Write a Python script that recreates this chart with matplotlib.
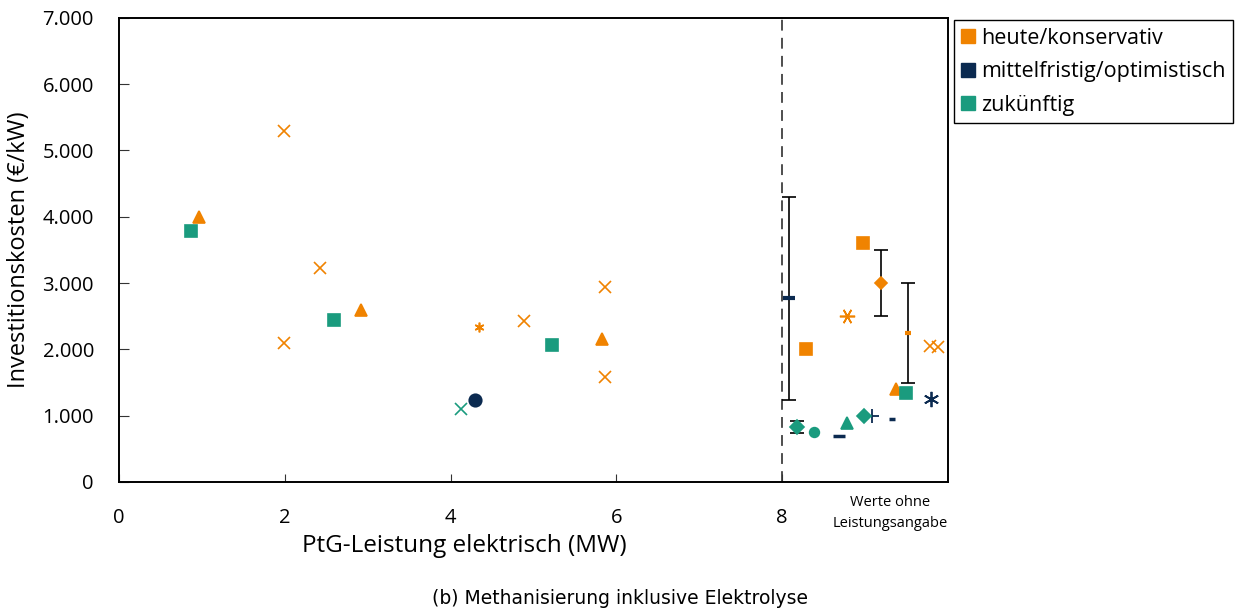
import matplotlib
matplotlib.use('Agg')
import matplotlib.pyplot as plt
from matplotlib.lines import Line2D
from matplotlib.ticker import FuncFormatter

plt.rcParams['font.family'] = ['Open Sans', 'DejaVu Sans']

ORANGE = '#f08300'
NAVY = '#0b2a50'
TEAL = '#1a9b7e'

# heute/konservativ
or_x_x = [1.99, 1.99, 2.43, 4.89, 5.86, 5.86, 9.78, 9.88]
or_x_y = [5300, 2100, 3230, 2430, 2940, 1580, 2050, 2030]
or_tri_x = [0.97, 2.92, 5.83, 9.37]
or_tri_y = [4000, 2600, 2150, 1400]
or_sq_x = [8.29, 8.98]
or_sq_y = [2000, 3600]
or_ast_x = [4.34, 8.78]
or_ast_y = [2340, 2500]
or_dia_x = [9.19]
or_dia_y = [3000]
or_dash_x = [9.52]
or_dash_y = [2250]

# mittelfristig/optimistisch
nv_circ_x = [4.29]
nv_circ_y = [1240]
nv_dash_x = [8.08, 8.69, 9.33]
nv_dash_y = [2780, 700, 950]
nv_plus_x = [9.08]
nv_plus_y = [1000]
nv_ast_x = [9.80]
nv_ast_y = [1250]

# zukünftig
tl_sq_x = [0.87, 2.60, 5.23, 9.49]
tl_sq_y = [3790, 2440, 2070, 1340]
tl_x_x = [4.13]
tl_x_y = [1100]
tl_dia_x = [8.18, 8.99]
tl_dia_y = [830, 1000]
tl_circ_x = [8.39]
tl_circ_y = [750]
tl_tri_x = [8.78]
tl_tri_y = [890]

# Bandbreiten (min/max)
err_x = [8.08, 9.19, 9.52, 8.18]
err_y = [2780, 3000, 2250, 830]
err_lo = [1240, 2500, 1500, 740]
err_hi = [4300, 3500, 3000, 920]

fig = plt.figure(figsize=(12.39, 6.14), dpi=100)
ax = fig.add_axes([0.096, 0.215, 0.669, 0.756])

ax.errorbar(err_x, err_y,
            yerr=[[y - l for y, l in zip(err_y, err_lo)], [h - y for y, h in zip(err_y, err_hi)]],
            fmt='none', ecolor='black', elinewidth=1.2, capsize=5, capthick=1.2, zorder=2)

def pts(x, y, marker, color, size, mew=1.2, **kw):
    ax.plot(x, y, linestyle='none', marker=marker, color=color, markersize=size,
            markeredgewidth=mew, zorder=3, **kw)

pts(or_x_x, or_x_y, 'x', ORANGE, 8)
pts(or_tri_x, or_tri_y, '^', ORANGE, 9)
pts(or_sq_x, or_sq_y, 's', ORANGE, 8)
pts(or_ast_x[:1], or_ast_y[:1], (6, 2, 0), ORANGE, 7)
pts(or_ast_x[1:], or_ast_y[1:], (6, 2, 90), ORANGE, 11)
pts(or_dia_x, or_dia_y, 'D', ORANGE, 6)
pts(or_dash_x, or_dash_y, '_', ORANGE, 5, mew=3)

pts(nv_circ_x, nv_circ_y, 'o', NAVY, 9)
pts(nv_dash_x[:1], nv_dash_y[:1], '_', NAVY, 9, mew=3)
pts(nv_dash_x[1:2], nv_dash_y[1:2], '_', NAVY, 8, mew=2.5)
pts(nv_dash_x[2:], nv_dash_y[2:], '_', NAVY, 5, mew=2.5)
pts(nv_plus_x, nv_plus_y, '+', NAVY, 10, mew=1.3)
pts(nv_ast_x, nv_ast_y, (6, 2, 0), NAVY, 11, mew=1.3)

pts(tl_sq_x, tl_sq_y, 's', TEAL, 8)
pts(tl_x_x, tl_x_y, 'x', TEAL, 8)
pts(tl_dia_x, tl_dia_y, 'D', TEAL, 7)
pts(tl_circ_x, tl_circ_y, 'o', TEAL, 7)
pts(tl_tri_x, tl_tri_y, '^', TEAL, 9)

ax.axvline(8.0, color='#404040', linestyle=(0, (6, 4)), linewidth=1.3, zorder=1)

ax.set_xlim(0, 10)
ax.set_ylim(0, 7000)
ax.set_xticks([0, 2, 4, 6, 8])
ax.set_yticks(range(0, 7001, 1000))
ax.yaxis.set_major_formatter(FuncFormatter(lambda v, p: f'{int(v):,}'.replace(',', '.')))
ax.tick_params(axis='both', direction='in', labelsize=14.5, colors='#333333', labelcolor='black')
ax.tick_params(axis='x', length=6, pad=19)
ax.tick_params(axis='y', length=7, pad=18)
for s in ax.spines.values():
    s.set_linewidth(1.4)
    s.set_color('black')

ax.set_ylabel('Investitionskosten (€/kW)', fontsize=17, labelpad=8)
ax.set_xlabel('PtG-Leistung elektrisch (MW)', fontsize=17.5, labelpad=4, x=0.417)
ax.text(9.3, -190, 'Werte ohne\nLeistungsangabe', ha='center', va='top', fontsize=10.5,
        linespacing=1.6, transform=ax.transData)

handles = [Line2D([], [], linestyle='none', marker='s', markersize=10, color=c)
           for c in (ORANGE, NAVY, TEAL)]
fig.legend(handles, ['heute/konservativ', 'mittelfristig/optimistisch', 'zukünftig'],
           loc='upper left', bbox_to_anchor=(0.770, 0.967), fontsize=15.5, frameon=True,
           fancybox=False, edgecolor='black', framealpha=1, handlelength=0.6,
           handletextpad=0.3, borderpad=0.35, labelspacing=0.58, borderaxespad=0)

fig.text(0.5, 0.016, '(b) Methanisierung inklusive Elektrolyse', ha='center', fontsize=13.5,
         family=['DejaVu Sans'])

fig.savefig('out.png', dpi=100)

------------------------------

Instruction – Reproduce the material above exactly, first line through the line that contains "TEAL = '#1a9b7e'", minus the pictures.

Response to this exercise –
Write a Python script that recreates this chart with matplotlib.
import matplotlib
matplotlib.use('Agg')
import matplotlib.pyplot as plt
from matplotlib.lines import Line2D
from matplotlib.ticker import FuncFormatter

plt.rcParams['font.family'] = ['Open Sans', 'DejaVu Sans']

ORANGE = '#f08300'
NAVY = '#0b2a50'
TEAL = '#1a9b7e'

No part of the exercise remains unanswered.